To help with clarity, let's distinguish between classes and fields. We call attrs.resolve_types on classes, which resolves their fields so we can use them.

So in this case, cattrs will call attrs.resolve_types(Outer) because that will ensure the following call of attrs.fields(Outer) will return the proper metadata (that's just how attrs introspection works in general).

Now, we could make this condition a little more sophisticated and account for init=False fields, but in your example, presumably Outer would have some other attributes you would want serialized. Those annotations would need to be de-stringified to work. And we can't call resolve_types and tell it to just resolve init fields.

Ah ok, now I get it, thanks for the clarification 👍🏼 So it is an attrs issue, indeed ... Given that cattrs is the companion package of attrs, do you think there is a chance to tackle it from that side to enable such use cases for cattrs?

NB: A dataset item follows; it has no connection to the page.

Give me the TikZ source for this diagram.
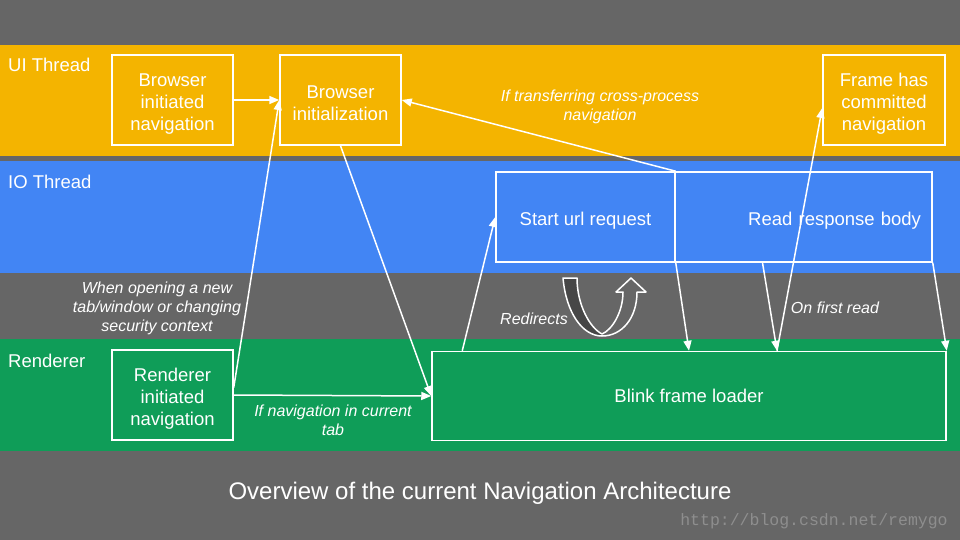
\documentclass[tikz,border=0pt]{standalone}
\usepackage{fontspec}
\setmainfont{Liberation Sans}
\newfontfamily\wmfont{Liberation Mono}
\usetikzlibrary{arrows.meta}
\definecolor{slidegrey}{HTML}{666666}
\definecolor{armgrey}{HTML}{474747}
\definecolor{wmgrey}{HTML}{8E8E8E}
\definecolor{uiyellow}{HTML}{F4B400}
\definecolor{ioblue}{HTML}{4285F4}
\definecolor{rendgreen}{HTML}{0F9D58}
\newcommand\boxstrut{\rule{0pt}{20pt}}
\begin{document}
\begin{tikzpicture}[x=1pt, y=-1pt,
  box/.style={draw=white, line width=1.5pt, text=white, align=center, inner sep=0pt, font=\fontsize{18.5}{22}\selectfont},
  lane/.style={text=white, anchor=west, inner sep=0pt, font=\fontsize{18.5}{22}\selectfont},
  note/.style={text=white, align=center, inner sep=0pt, font=\fontsize{16}{19}\selectfont\itshape},
  link/.style={draw=white, line width=1.5pt, -{Triangle[length=10pt,width=8pt]}}]
\fill [slidegrey] (0,0) rectangle (960,540);
\fill [uiyellow] (0,45) rectangle (960,156);
\fill [ioblue] (0,161) rectangle (960,273);
\fill [rendgreen] (0,339) rectangle (960,451);
\node [lane] (uilane) at (8,65) {UI Thread};
\node [lane] (iolane) at (8,182) {IO Thread};
\node [lane] (rendlane) at (8,361) {Renderer};
\node [box, minimum width=121pt, minimum height=90pt] (bin) at (172.5,100) {\boxstrut Browser\\initiated\\navigation};
\node [box, minimum width=121pt, minimum height=90pt] (bi) at (340.5,100) {\boxstrut Browser\\initialization};
\node [box, minimum width=122pt, minimum height=90pt] (fc) at (884,100) {\boxstrut Frame has\\committed\\navigation};
\node [box, minimum width=179pt, minimum height=90pt] (su) at (585.5,217) {\boxstrut Start url request};
\node [box, minimum width=257pt, minimum height=90pt, text width=235pt, align=right] (rr) at (803.5,217) {\boxstrut Read response body};
\node [box, minimum width=121pt, minimum height=90pt] (rin) at (172.5,395) {\boxstrut Renderer\\initiated\\navigation};
\node [box, minimum width=514pt, minimum height=89pt] (bl) at (689,396) {Blink frame loader};
\draw [link] (bin.east) -- (bi.west);
\draw [link] (rin.7.5) -- (bi.west);
\draw [link] (rin.east) -- (bl.west);
\draw [link] (bi.south) -- (bl.west);
\draw [link] ([xshift=31pt]bl.north west) -- (su.west);
\draw [link] (su.north east) -- (bi.east);
\draw [link] ([xshift=88pt]bl.north) -- ([yshift=-8pt]fc.west);
\draw [link] (su.south east) -- (bl.north);
\draw [link] ([xshift=-41pt]rr.south) -- ([xshift=88pt]bl.north);
\draw [link] (rr.south east) -- (bl.north east);
\node [note] (xfer) at (600,107) {If transferring cross-process\\navigation};
\node [note] (newtab) at (157,308) {When opening a new\\tab/window or changing\\security context};
\node [note] (curtab) at (333,420) {If navigation in current\\tab};
\node [note] (redir) at (534,319) {Redirects};
\node [note] (firstread) at (835,308) {On first read};
\fill [slidegrey] (563,278) .. controls (566,312) and (582,336) .. (602,336) .. controls (622,336) and (637,318) .. (637,292) -- (646,292) -- (631,278) -- (616,292) -- (623,292) .. controls (623,312) and (612,330) .. (602,334) .. controls (590,328) and (577,305) .. (577,278) -- cycle;
\fill [armgrey] (563,278) .. controls (566,312) and (582,336) .. (602,336) -- (602,334) .. controls (590,328) and (577,305) .. (577,278) -- cycle;
\draw [white, line width=1.5pt, line join=round] (563,278) .. controls (566,312) and (582,336) .. (602,336) .. controls (622,336) and (637,318) .. (637,292) -- (646,292) -- (631,278) -- (616,292) -- (623,292) .. controls (623,312) and (612,330) .. (602,334) .. controls (590,328) and (577,305) .. (577,278) -- cycle;
\node [text=white, inner sep=0pt, font=\fontsize{24}{28}\selectfont] (title) at (480,493) {Overview of the current Navigation Architecture};
\node [text=wmgrey, inner sep=0pt, font=\wmfont\fontsize{16.5}{18}\selectfont] (wm) at (814,521) {http://blog.csdn.net/remygo};
\end{tikzpicture}
\end{document}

After all, I've understood that both packages deeply care about performance and this really is a performance-related issue ;)

Just had a quick look at the source code of resolve_types and noticed that it takes an optional attribs parameter that in fact let's control which fields to loop over:
https://github.com/python-attrs/attrs/blob/5ce5d8278f162ec7542a251091427fd88e538554/src/attr/_funcs.py#L463C9-L463C66
In principle, that would offer an easy solution, no? So instead of calling resolve_types with the class only, one could filter down to init=True attributes only and thus solve it from the cattrs side 🤔

Before we give up on this issue, quickly pulling in @hynek with the hope he could share his opinion on the attrs side of things.

@hynek, quick summary for you, so you don't need to go through the entire chain of messages. The described problem is roughly:

  • We have some attrs fields that are not relevant for serialization via cattrs (e.g. they are init=False / should not be part of the serialized object)
  • The types of these fields are defined only in if TYPE_CHECKING because they belong to some heavy third-party dependency that we import lazily only when really needed at runtime
  • As far as serialization is concerned, cattrs should be happy because it doesn't need to bother about these attributes at all.
  • However, because it needs to call attrs.resolve_types on the class, we run into a problem, since the types are not (yet) available at the time of the call

Can we somehow circumvent the problem? My current (unsatisfactory workaround) is that I omit the types from the code and only have them in a comment for me as a reminder, losing the ability to fully type-check my classes.

Heh you’re asking the guy who asks @Tinche whenever he runs into a tricky typing problem. I’m afraid his replies are as good as it gets.